Open 5had3z opened this issue 7 months ago • 0 comments

Category:

New feature (non-breaking change which adds functionality)

Description:

Got around to implementing a numpy file decoder op to address the problem first raised in #5337. I've been using the python impl fine, not sure why I was getting those segfaults initially. But its been at the back of my mind ever since to properly implement fn.decoders.numpy.

Currently there is only one argment to normalize the datatypes of different samples in a batch with dtype=DALIDataType. If this argument isn't given, this is infered from the first sample in the batch. If samples differ in the batch an error will be raised. A runtime error is also raised if the number of dimensions differ between samples in the batch.

Not only does this operation enable decoding numpy data saved in a webdataset, it enables users to load and decode numpy data outside of an external_source if they wish. Personally I've found performance benefits using fn.io.file.read rather than loading data in the external source. On the topic of fn.io.file.read, it isn't exported correctly in the type hint tiles, or at least vscode/pylance doesn't pick it up.

class ExternalSource:
  def __call__(self, sample_info):
    image: str
    label: str
    image, label = self.get_sample_paths(sample_info)
    image_npy = np.frombuffer(image.encode(), dtype=np.uint8)
    label_npy = np.frombuffer(image.encode(), dtype=np.uint8)
    return image_npy, label_npy

img_pth, lbl_pth = fn.external_source(ExternalSource())
img = fn.decoders.image(fn.io.file.read(img_path))
lbl = fn.decoders.numpy(fn.io.file.read(lbl_path))

Additional information:

Affected modules and functionalities:

New numpy.cc and numpy.h files added to dali/operators/decoder and test_numpy.py added to dali/test/python/decoder.
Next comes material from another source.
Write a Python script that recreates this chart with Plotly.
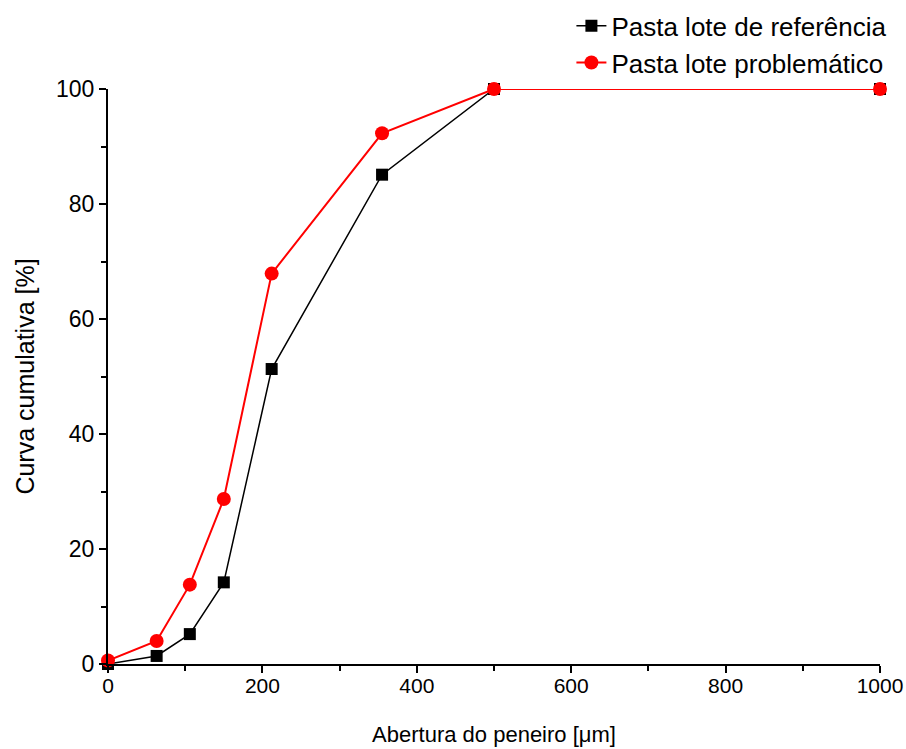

Changed const std::string& to const std::string_view in ParseHeaderContents and removed some whitespace.

Key points relevant for the review:

I haven't looked into "GPU" implementation, I suppose the casting and transposing can be done on device for better throughput, but the simplest way to add a device='gpu' option, would be just a memcpy after doing all the work on the cpu, but at that point the user can just use fn.decoders.numpy(...).gpu().

Tests:

[ ] Existing tests apply
[x] New tests added
- [x] Python tests
- [ ] GTests
- [ ] Benchmark
- [ ] Other
[ ] N/A

Checklist

Documentation

[ ] Existing documentation applies
[x] Documentation updated
- [x] Docstring
- [ ] Doxygen
- [ ] RST
- [ ] Jupyter
- [ ] Other
[ ] N/A

DALI team only

Requirements

[ ] Implements new requirements
[ ] Affects existing requirements
[ ] N/A

REQ IDs: N/A

JIRA TASK: N/A

Jun 14 '25 12:06 5had3z